Расстегнув плащ и отбросив в стороны концы пояса, Вадим Кузьмич сел на тускло мерцающий в полумраке стул, невидяще скользнул взглядом по черному увеличителю, по бликам красного стекла, по банкам, в каждой из которых таилась странная жизнь, таились судьбы, и в его власти было выпустить их, дать проявиться, свершиться, утвердиться. Но сейчас Вадим Кузьмич был далек от всего этого — он пристально рассматривал свою ладонь, помнившую холод ручки Сейфа, небольшого массивного колеса, вытертого миллионами касаний человеческих рук. И плечо, которым он оперся о Сейф, тоже хранило память о железном сундуке, изготовленном сто лет назад ему на погибель. Неужели бублик медного колеса станет штурвалом его судьбы!

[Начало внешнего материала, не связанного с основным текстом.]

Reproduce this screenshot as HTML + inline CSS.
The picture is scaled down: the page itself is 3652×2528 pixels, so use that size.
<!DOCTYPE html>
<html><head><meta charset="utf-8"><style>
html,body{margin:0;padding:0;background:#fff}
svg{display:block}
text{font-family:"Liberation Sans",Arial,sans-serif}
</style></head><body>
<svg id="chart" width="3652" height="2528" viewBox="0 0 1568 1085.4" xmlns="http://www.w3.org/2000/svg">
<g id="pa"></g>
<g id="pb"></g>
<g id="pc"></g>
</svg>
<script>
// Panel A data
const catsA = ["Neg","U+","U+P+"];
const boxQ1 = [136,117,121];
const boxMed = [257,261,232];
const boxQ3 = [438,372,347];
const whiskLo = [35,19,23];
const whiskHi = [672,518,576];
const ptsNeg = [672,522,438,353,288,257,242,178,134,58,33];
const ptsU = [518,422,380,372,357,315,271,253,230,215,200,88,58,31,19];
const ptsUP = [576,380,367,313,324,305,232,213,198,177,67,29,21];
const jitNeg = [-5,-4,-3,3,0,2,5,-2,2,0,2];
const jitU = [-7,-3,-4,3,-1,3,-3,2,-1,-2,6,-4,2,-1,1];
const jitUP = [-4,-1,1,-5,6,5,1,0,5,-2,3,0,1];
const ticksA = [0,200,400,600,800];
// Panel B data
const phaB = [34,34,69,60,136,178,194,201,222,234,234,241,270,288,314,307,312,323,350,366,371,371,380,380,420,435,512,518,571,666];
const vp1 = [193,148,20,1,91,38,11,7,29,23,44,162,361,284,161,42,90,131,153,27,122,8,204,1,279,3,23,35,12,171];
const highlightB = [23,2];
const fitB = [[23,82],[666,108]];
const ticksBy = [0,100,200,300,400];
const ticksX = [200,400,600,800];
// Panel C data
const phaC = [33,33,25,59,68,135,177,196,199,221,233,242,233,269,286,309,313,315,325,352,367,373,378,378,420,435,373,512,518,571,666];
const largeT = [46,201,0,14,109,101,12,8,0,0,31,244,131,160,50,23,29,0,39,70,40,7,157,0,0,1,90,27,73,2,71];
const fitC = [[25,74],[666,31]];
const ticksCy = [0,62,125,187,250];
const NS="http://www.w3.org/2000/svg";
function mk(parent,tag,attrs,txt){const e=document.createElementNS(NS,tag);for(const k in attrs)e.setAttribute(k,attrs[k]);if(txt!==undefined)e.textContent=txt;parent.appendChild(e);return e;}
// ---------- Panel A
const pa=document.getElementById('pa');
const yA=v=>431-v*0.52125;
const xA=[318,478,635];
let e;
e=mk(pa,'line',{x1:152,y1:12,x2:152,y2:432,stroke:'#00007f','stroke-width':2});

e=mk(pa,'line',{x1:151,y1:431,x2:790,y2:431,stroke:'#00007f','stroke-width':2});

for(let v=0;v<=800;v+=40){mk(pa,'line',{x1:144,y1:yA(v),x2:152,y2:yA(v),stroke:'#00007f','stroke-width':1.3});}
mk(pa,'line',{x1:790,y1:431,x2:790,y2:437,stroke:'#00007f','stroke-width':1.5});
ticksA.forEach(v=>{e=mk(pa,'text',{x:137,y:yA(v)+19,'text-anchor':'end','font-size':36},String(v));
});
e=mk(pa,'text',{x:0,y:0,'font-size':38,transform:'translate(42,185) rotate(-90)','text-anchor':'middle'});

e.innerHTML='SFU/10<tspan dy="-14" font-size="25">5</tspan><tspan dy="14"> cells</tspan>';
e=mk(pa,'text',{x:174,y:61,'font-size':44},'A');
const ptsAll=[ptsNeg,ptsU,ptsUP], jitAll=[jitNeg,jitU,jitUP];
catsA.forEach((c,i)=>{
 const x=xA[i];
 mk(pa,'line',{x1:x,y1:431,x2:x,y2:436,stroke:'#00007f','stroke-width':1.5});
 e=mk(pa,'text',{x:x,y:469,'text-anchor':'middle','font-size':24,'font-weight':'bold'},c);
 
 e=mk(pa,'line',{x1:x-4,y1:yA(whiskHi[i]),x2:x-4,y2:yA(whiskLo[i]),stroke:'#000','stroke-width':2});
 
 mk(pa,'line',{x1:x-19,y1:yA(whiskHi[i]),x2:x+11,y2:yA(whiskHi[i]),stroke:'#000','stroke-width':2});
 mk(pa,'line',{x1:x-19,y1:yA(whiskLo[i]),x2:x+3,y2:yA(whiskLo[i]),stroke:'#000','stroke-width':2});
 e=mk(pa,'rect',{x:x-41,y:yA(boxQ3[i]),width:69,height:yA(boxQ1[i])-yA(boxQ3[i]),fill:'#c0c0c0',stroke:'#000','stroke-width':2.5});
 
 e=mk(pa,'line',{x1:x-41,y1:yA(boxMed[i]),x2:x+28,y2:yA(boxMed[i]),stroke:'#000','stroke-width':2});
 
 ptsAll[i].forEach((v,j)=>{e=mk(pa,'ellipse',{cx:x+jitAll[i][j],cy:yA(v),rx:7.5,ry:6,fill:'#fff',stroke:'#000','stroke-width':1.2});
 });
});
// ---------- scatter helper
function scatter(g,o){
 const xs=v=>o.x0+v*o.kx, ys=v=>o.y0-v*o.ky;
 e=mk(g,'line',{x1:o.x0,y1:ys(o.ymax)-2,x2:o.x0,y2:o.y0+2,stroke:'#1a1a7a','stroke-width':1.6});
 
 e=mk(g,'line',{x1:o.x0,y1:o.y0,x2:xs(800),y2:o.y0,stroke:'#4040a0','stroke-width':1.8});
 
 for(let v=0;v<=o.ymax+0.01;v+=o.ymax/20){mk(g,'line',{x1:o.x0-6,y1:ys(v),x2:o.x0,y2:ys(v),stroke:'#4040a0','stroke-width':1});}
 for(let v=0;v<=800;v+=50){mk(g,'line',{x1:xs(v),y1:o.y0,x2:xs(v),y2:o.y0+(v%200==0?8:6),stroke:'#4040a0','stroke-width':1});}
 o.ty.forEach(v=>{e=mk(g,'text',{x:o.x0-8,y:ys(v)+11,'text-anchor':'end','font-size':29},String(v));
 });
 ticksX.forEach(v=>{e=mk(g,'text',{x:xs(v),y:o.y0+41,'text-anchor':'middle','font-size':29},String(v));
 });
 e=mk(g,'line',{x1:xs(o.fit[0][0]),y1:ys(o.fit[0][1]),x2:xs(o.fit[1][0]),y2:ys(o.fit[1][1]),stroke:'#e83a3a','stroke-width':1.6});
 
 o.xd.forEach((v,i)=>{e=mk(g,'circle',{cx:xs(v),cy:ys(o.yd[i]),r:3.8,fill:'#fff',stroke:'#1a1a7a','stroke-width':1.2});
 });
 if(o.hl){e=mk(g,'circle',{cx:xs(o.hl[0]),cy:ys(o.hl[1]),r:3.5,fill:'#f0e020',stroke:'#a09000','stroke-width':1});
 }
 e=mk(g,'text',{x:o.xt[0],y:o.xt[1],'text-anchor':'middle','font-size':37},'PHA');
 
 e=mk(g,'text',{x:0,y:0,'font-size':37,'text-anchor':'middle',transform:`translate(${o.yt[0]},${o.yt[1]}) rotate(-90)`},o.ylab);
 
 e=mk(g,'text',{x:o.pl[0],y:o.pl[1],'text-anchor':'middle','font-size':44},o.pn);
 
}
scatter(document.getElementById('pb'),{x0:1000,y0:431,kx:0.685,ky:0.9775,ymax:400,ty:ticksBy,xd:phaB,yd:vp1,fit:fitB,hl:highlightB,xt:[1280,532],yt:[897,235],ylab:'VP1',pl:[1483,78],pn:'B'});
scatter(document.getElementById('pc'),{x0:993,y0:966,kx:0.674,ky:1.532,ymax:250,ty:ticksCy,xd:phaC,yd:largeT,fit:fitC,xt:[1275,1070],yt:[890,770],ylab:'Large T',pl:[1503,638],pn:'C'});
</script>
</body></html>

— Разберемся, — сказал вслух Вадим Кузьмин, поднимаясь и сбрасывая плащ. — Разберемся.
За дверью слышались бухгалтерские голоса, и Вадим Кузьмин чутко улавливал, как постепенно исчезала из них доверчивость, уступчивость, он уже с трудом узнавал голоса женщин, с которыми только что здоровался. С непонятной яростью они отстаивали содержимое Сейфа, будто заранее знали, что их хотят обмануть, что сюда только за тем и приходят, чтобы подсунуть фальшивую бумагу и выдурить деньги. И просителя они встречали недовольно и опасливо, радовались, уличив его в незнании установленного порядка, в отсутствии важной подписи, печати, пометки, находя повод отправить обратно. А едва за ним захлопывалась дверь, возбужденно хвалились друг другу своей бдительностью и непреклонностью, возмущались невежеством приехавшего за сотни километров человека, не сообразившего позвонить заранее. И это все при том, что им не составляло никакого труда разрешить пустячную закавыку росчерком пера.
Как ни старался Анфертьев оправдать этих женщин, объяснить их поведение особенностями работы — не мог. Но сейчас возникло в нем новое ощущение, ему показалось, что эти женщины оправдывают в чем-то его самого, снимают часть его собственной испорченности, если не настоящей, то будущей.
— Ну ты даешь! — Вадим Кузьмич усмехнулся и еще раз осмотрел в красном свете свою ладонь, так хорошо запомнившую холод Сейфа.
В этот момент в картонную дверь лаборатории раздался частый стук. Колотили, по всей видимости, связкой ключей, и каждый удар отдавался в душе Анфертьева болезненно и унизительно. Человек по ту сторону перегородки был уверен, что сюда можно стучать и так, можно колотить по двери каблуками ботинок или, взяв с любого стола счеты, и их пустить в дело — хозяин комнатушки все стерпит, ему положено стерпеть, поскольку такое к нему обращение самое естественное.